- Directed by: Richard O. Moore
- Produced by: Richard O. Moore
- Distributed by: National Educational Television
- Release date: February 4, 1964;
- Country: United States
- Language: English

= Take This Hammer (film) =

Take This Hammer is a 1964 American documentary film produced and directed by KQED (TV)'s Richard O. Moore for National Educational Television in 1963. The film first aired on February 4, 1964, in the Bay Area, at 7:30 pm on Ch.9 KQED.

It features KQED's mobile film unit following author and activist James Baldwin in the spring of 1963, as he is driven around San Francisco to meet with members of the local African American community. He is escorted by Youth For Service's executive director Orville Luster and trying to establish: "The real situation of Negroes in the city, as opposed to the image San Francisco would like to present." He declares: "There is no moral distance ... between the facts of life in San Francisco and the facts of life in Birmingham. Someone's got to tell it like it is. And that's where it's at." Baldwin has frank exchanges with local people on the street and meets with community leaders in the Bayview and Western Addition neighborhoods. He also reflects on the racial inequality that African Americans are forced to confront and at one point tries to lift the morale of a young man, by expressing his conviction that: "There will be a Negro president of this country but it will not be the country that we are sitting in now."

A 16 mm print of Take This Hammer was digitally restored in 2009 by the San Francisco Bay Area Television Archive and screened at the San Francisco Museum of Modern Art in August with an introduction by Moore, who discussed the film with his cinematographer, Academy Award-winning documentary maker Irving Saraf.

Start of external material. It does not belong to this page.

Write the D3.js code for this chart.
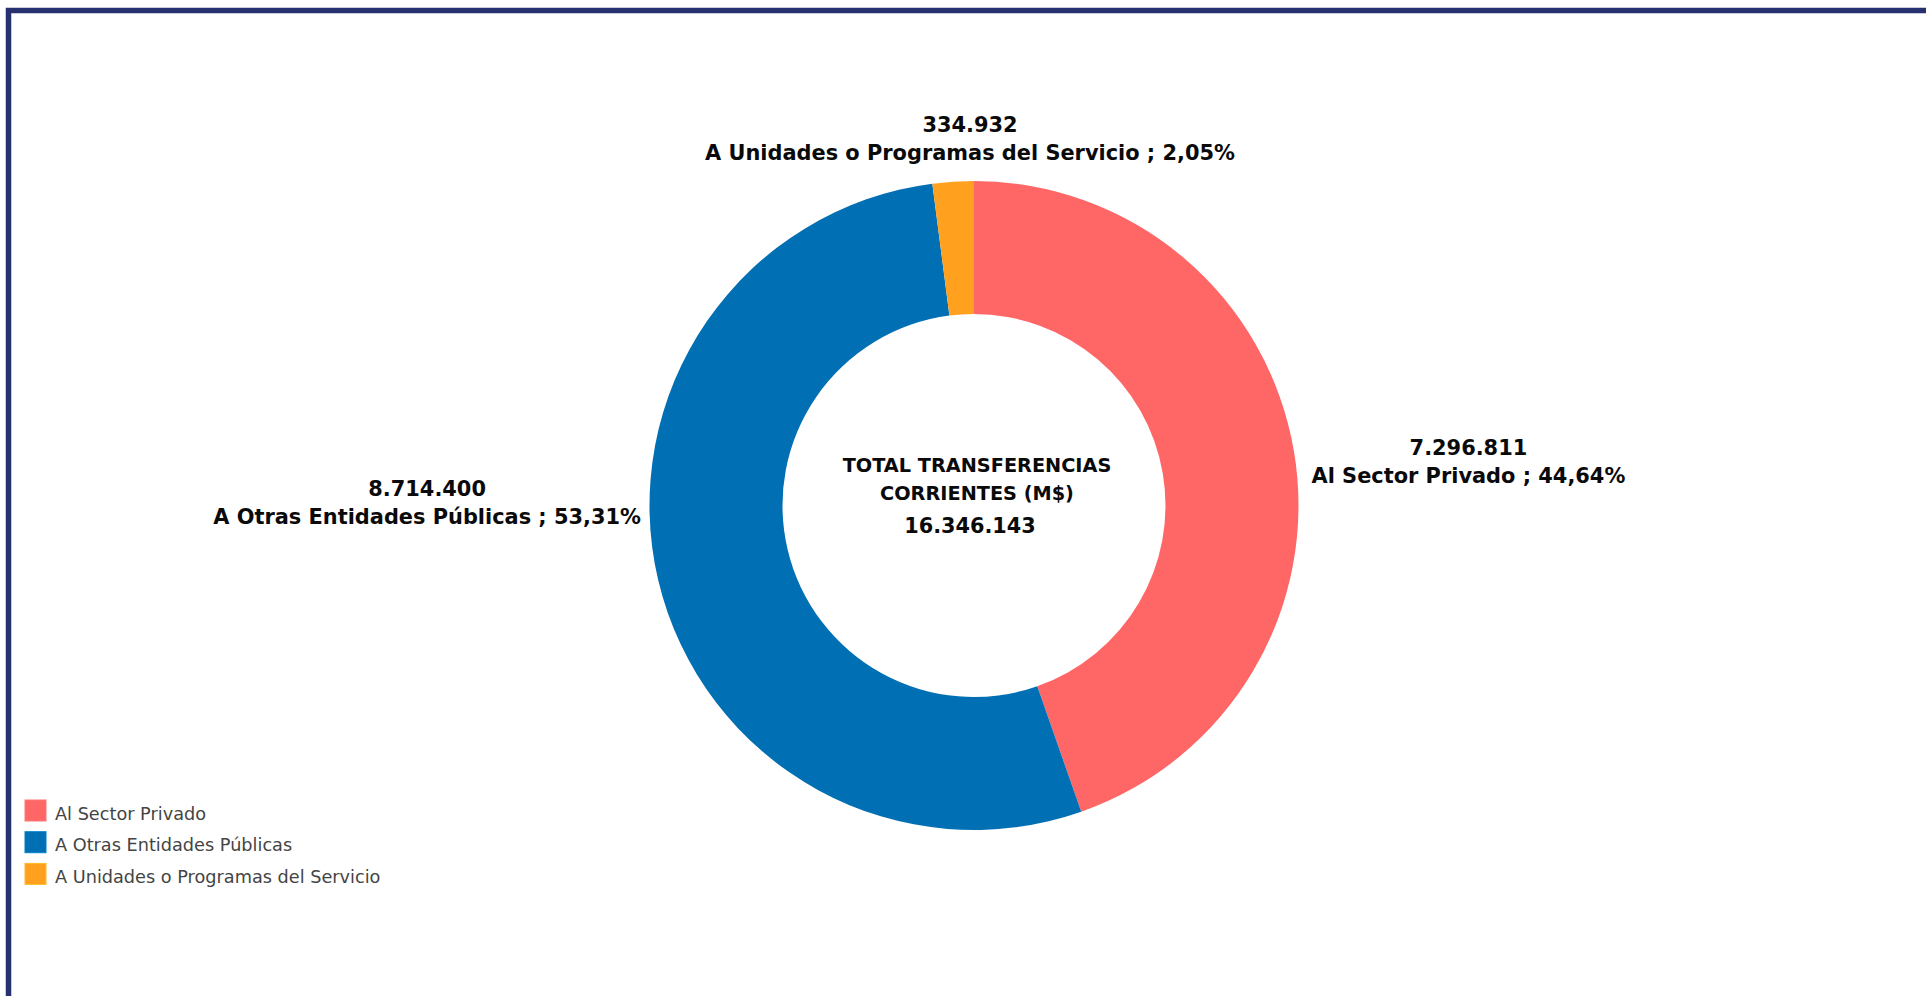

In January 2011, Moore pointed out that nearly fifteen minutes of somewhat controversial statements from kids at Hunters Point were cut from his film. This was a concession that he deeply regretted. It was made following complaints from the KQED Board. They felt that the lengthy sequences with young Black Muslims were excessive and that the film should not be broadcast. Cutting the sequences shifted the attention to Baldwin and away from the Black Muslims. In the interests of getting the film broadcast, Moore agreed to the cuts. This cleared the way for both local and national broadcast. It also placed a great strain on his relationship with James Baldwin. He was genuinely surprised at the intensity of the anger expressed by the youth and felt that this should be the major emphasis of the film. The long monologue at the end of the film shifted the attention back to Baldwin. This may have made it more of an "artful" documentary but at the expense of, once again, ignoring the plight of young, urban African Americans. A 16mm film print featuring Moore's original edit (59 minutes long) was identified in the KQED Film Collection at the San Francisco Bay Area Television Archive in June 2013 which contained 15 minutes of extra footage, mostly featuring scenes of African American youth speaking with Baldwin about their lives and the police, on the streets of San Francisco. Movette Film Transfer of San Francisco remastered this 16mm positive film print in August 2013 in 2K resolution (2048x1556 pixels), using a Kinetta film scanner.

Moore also noted that there are no full credits at the end of the film. The person who made the connection with Baldwin possible was Mary Ann Pollar. Those involved with the KQED Film Unit were Irving Saraf, Phil Greene, and sound engineer Hank McGill. It was McGill's Corvair station wagon that was rigged up for filming in motion. They didn't have a wireless camera and recorder, but did have Irving squeezed into the trunk (the Corvair engine was in the rear) and Phil was on his stomach in the rear sharing space with a Magnasync.

On February 5, 2014, there was a free public screening of Take this Hammer (the director's cut) at the Bayview Opera House on Third Street in San Francisco, to commemorate the 50th anniversary of the film's first television broadcast. This community event was organized and co-sponsored by the Center for Political Education (CPE), the San Francisco Bay Area Television Archive, the Bayview Branch of the San Francisco Public Library and POWER (People Organized to Win Employment Rights). The San Francisco Arts Commission also assisted with producing this event.

In March and April 2014 sound editor John Nutt digitally restored the film's optical soundtrack, to improve the audio quality for long term preservation. This was made publicly available online in April.